Ketika menjejak tanah Minangkabau, misalnya, suara ibu-ibu di pasar memanggil dengan penuh semangat, "Apo ka cari, uni? Lado, karupuak, atau baju batik?"
(Apa yang dicari, kakak? Cabai, kerupuk, atau baju batik?)
Ucapan sederhana itu bukan sekadar tawaran dagangan, melainkan bentuk sambutan hangat khas Sumatera Barat. Bahasa daerah di sana bukan penghalang, melainkan jembatan: ia memperkenalkan kita pada adat, pada tawa yang jujur, pada kehidupan yang membumi.
Di Bali, para wisatawan asing sering terpesona bukan hanya karena pantainya, melainkan karena satu kata yang terdengar begitu sakral: Om Swastyastu --- salam yang bermakna "semoga selamat dan sejahtera". Ucapan ini menggambarkan kedamaian yang lahir dari budaya dan bahasa. Di setiap pura, bahasa Bali berdiri sejajar dengan doa, menghadirkan ketenangan yang membuat siapa pun merasa diterima.

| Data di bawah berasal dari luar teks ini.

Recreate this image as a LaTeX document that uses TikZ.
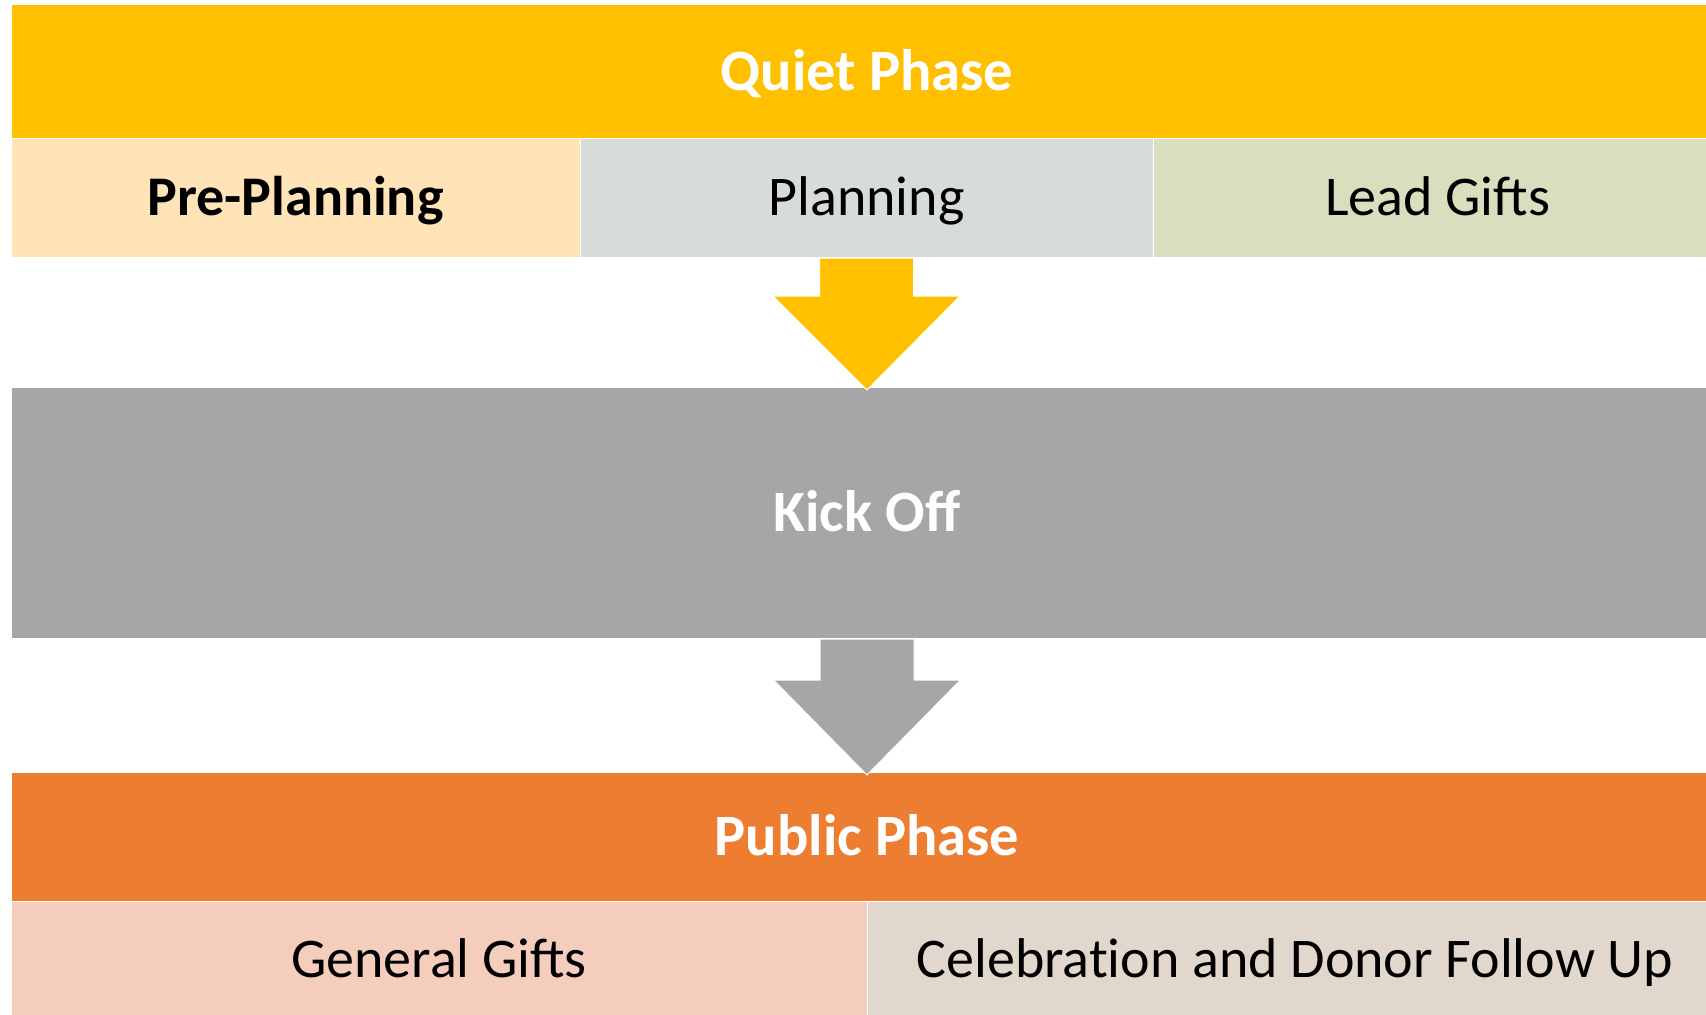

Bahasa daerah dan bahasa asing hidup berdampingan di tanah pariwisata Indonesia. Di Yogyakarta, turis asing tak hanya mendengar Bahasa Indonesia, tapi juga bahasa Jawa halus yang lembut dan bersahaja. "Monggo, pinarak sekedhap," kata seorang ibu di depan rumah batiknya.

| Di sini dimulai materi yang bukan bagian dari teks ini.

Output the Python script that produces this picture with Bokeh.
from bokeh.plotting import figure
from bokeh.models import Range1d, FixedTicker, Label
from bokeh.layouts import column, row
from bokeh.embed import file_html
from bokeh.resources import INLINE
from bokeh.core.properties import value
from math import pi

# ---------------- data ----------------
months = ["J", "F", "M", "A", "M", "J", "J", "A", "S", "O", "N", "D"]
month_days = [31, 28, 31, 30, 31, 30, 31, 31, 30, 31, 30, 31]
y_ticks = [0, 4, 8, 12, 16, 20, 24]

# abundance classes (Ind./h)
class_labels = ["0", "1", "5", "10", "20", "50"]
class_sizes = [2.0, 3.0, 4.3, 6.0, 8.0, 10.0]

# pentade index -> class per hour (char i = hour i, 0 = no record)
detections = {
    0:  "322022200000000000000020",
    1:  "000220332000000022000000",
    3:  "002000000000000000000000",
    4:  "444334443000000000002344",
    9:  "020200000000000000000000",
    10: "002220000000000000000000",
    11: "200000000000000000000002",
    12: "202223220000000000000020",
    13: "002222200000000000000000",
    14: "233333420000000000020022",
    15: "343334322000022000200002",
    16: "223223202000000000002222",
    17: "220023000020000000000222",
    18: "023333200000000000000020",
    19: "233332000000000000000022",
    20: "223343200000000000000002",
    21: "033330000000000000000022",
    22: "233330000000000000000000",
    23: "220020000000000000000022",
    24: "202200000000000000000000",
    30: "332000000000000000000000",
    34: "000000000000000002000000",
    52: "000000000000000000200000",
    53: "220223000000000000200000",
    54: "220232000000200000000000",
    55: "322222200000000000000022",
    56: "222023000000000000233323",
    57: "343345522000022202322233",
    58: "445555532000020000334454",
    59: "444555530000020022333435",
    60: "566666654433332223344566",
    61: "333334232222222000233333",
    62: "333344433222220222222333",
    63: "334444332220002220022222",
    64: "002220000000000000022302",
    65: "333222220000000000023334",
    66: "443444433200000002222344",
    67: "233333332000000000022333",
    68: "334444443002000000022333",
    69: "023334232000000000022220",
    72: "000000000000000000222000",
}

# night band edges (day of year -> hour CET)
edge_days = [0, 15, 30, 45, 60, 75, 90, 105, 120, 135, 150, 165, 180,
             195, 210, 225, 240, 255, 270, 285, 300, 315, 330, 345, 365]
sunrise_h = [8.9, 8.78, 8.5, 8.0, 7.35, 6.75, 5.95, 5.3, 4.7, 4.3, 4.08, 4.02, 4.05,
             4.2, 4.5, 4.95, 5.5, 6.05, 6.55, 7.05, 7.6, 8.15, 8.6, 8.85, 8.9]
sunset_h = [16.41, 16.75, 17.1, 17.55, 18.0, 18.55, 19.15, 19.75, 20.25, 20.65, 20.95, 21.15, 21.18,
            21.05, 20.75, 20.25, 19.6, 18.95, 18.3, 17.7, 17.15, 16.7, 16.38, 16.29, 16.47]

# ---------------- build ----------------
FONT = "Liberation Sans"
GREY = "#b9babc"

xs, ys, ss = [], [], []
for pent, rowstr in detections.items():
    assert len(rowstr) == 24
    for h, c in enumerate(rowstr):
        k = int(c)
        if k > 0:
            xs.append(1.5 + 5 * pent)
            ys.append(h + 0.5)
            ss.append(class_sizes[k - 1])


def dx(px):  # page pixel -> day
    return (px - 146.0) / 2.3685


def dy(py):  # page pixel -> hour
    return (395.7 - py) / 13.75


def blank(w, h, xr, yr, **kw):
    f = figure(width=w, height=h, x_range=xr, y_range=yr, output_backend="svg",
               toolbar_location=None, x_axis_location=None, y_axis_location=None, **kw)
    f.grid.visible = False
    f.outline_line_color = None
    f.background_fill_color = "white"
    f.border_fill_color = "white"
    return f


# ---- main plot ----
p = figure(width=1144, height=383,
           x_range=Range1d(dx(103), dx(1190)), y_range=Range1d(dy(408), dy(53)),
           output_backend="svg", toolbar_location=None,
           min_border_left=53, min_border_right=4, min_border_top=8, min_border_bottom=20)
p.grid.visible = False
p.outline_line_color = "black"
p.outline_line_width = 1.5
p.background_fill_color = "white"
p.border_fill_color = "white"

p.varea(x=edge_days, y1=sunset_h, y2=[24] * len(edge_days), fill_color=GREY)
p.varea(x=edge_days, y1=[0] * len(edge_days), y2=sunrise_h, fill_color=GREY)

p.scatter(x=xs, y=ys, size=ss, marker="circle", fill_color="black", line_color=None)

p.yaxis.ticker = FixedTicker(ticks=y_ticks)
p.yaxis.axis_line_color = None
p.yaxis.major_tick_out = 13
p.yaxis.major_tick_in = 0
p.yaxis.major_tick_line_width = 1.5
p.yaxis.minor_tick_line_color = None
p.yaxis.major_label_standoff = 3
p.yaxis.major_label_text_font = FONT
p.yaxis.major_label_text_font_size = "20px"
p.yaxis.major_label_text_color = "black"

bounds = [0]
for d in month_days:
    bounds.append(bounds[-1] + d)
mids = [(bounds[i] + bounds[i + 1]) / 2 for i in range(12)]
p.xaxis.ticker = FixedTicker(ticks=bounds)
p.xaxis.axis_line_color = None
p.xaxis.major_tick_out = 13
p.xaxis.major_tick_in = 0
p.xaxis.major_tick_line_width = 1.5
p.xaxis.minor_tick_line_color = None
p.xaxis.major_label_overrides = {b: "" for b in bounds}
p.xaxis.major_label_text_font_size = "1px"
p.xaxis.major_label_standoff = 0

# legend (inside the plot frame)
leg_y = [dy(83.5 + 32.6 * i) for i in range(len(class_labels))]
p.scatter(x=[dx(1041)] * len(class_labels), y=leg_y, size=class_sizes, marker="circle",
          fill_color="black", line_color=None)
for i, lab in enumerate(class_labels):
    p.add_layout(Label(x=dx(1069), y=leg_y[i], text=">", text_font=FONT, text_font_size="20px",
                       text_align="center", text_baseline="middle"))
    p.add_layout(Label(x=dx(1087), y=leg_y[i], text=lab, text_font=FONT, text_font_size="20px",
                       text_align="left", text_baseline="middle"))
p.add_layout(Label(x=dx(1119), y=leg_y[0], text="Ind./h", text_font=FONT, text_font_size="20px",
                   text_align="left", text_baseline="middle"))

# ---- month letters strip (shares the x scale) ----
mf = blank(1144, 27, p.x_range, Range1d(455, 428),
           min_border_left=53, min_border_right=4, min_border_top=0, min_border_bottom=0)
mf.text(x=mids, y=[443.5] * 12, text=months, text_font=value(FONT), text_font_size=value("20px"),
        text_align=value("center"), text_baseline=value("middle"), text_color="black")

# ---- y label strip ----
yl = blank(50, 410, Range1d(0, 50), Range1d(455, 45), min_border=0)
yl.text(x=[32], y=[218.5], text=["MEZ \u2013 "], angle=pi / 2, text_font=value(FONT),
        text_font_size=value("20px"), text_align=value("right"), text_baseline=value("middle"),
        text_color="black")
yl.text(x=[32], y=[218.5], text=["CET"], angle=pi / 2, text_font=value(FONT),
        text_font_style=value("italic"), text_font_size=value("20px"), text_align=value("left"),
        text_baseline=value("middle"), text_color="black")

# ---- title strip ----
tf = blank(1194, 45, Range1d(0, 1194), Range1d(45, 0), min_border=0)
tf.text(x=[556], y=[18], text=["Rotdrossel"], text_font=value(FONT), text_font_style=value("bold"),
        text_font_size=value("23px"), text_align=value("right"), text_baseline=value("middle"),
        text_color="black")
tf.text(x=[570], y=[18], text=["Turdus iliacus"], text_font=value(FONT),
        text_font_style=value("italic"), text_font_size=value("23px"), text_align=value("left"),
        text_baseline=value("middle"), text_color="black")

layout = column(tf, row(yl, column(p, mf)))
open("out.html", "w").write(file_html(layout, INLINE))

(Silakan, mampir sebentar.)
Kalimat sederhana itu telah membuka banyak hati. Di sanalah wisata bukan hanya tentang tempat, melainkan tentang rasa diterima dan dihargai.

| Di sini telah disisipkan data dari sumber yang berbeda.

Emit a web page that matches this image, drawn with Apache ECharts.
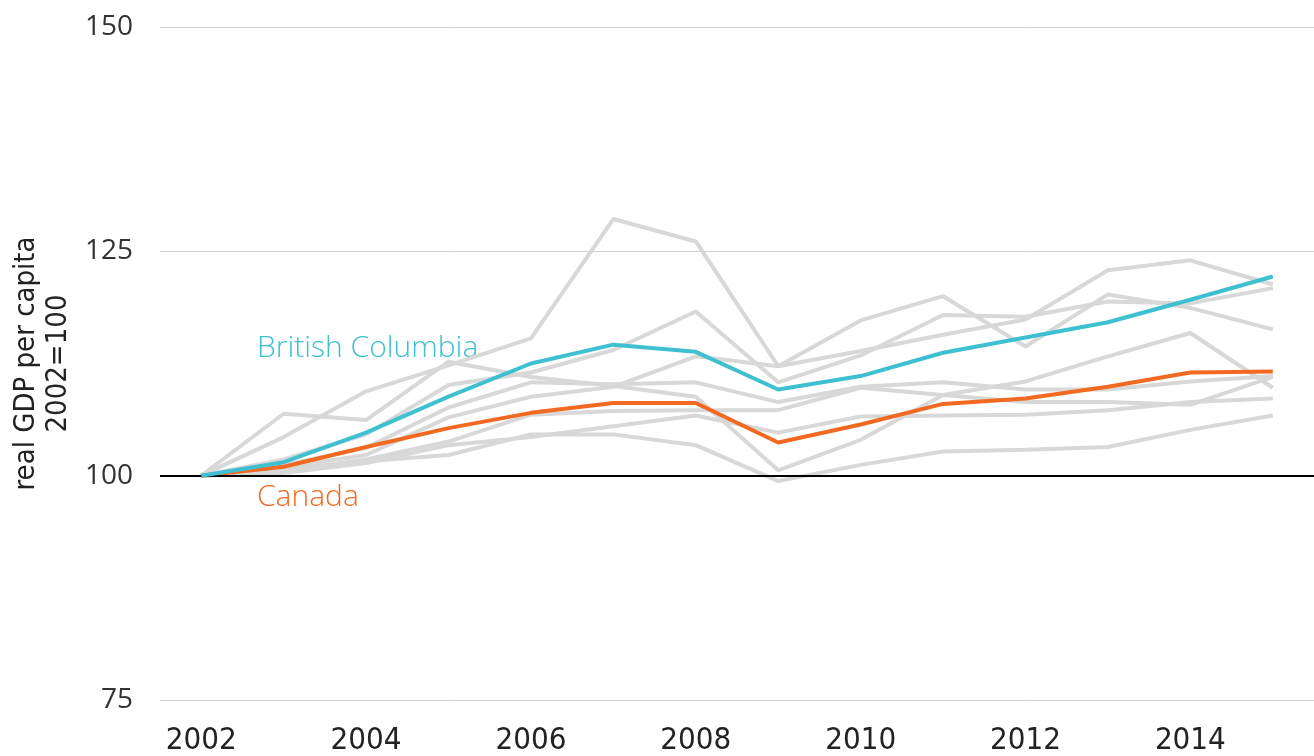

Bahasa dan pariwisata adalah dua hal yang tak bisa dipisahkan. Bahasa bukan sekadar alat komunikasi; ia adalah identitas yang memikat wisatawan untuk memahami makna di balik keindahan. Saat wisatawan datang ke Raja Ampat, mereka tak hanya memotret laut biru, tetapi juga mendengar irama bahasa lokal Biak dan Papua yang mengalun di pasar. Di situlah wisata menjadi pengalaman yang hidup---bukan sekadar perjalanan mata, tetapi perjalanan hati.
Sebagai negara multibahasa, Indonesia memiliki lebih dari 700 bahasa daerah. Namun, yang lebih menakjubkan adalah bagaimana bahasa-bahasa itu justru memperkuat pariwisata, bukan memecahnya. Di Toraja, misalnya, pemandu wisata sering kali menjelaskan makna ritual dalam dua atau tiga bahasa sekaligus---bahasa Indonesia untuk wisatawan domestik, bahasa Inggris untuk turis mancanegara, dan bahasa Toraja untuk sesepuh yang hadir dalam upacara adat. Keberagaman ini bukan beban; ia adalah kebanggaan.
"Bahasa adalah wajah bangsa," kata seorang guru di desa Sade, Lombok, saat aku berkunjung beberapa bulan lalu. Ia menjelaskan bahwa para pemandu muda di sana kini mempelajari tiga bahasa: Bahasa Sasak, Bahasa Indonesia, dan Bahasa Inggris.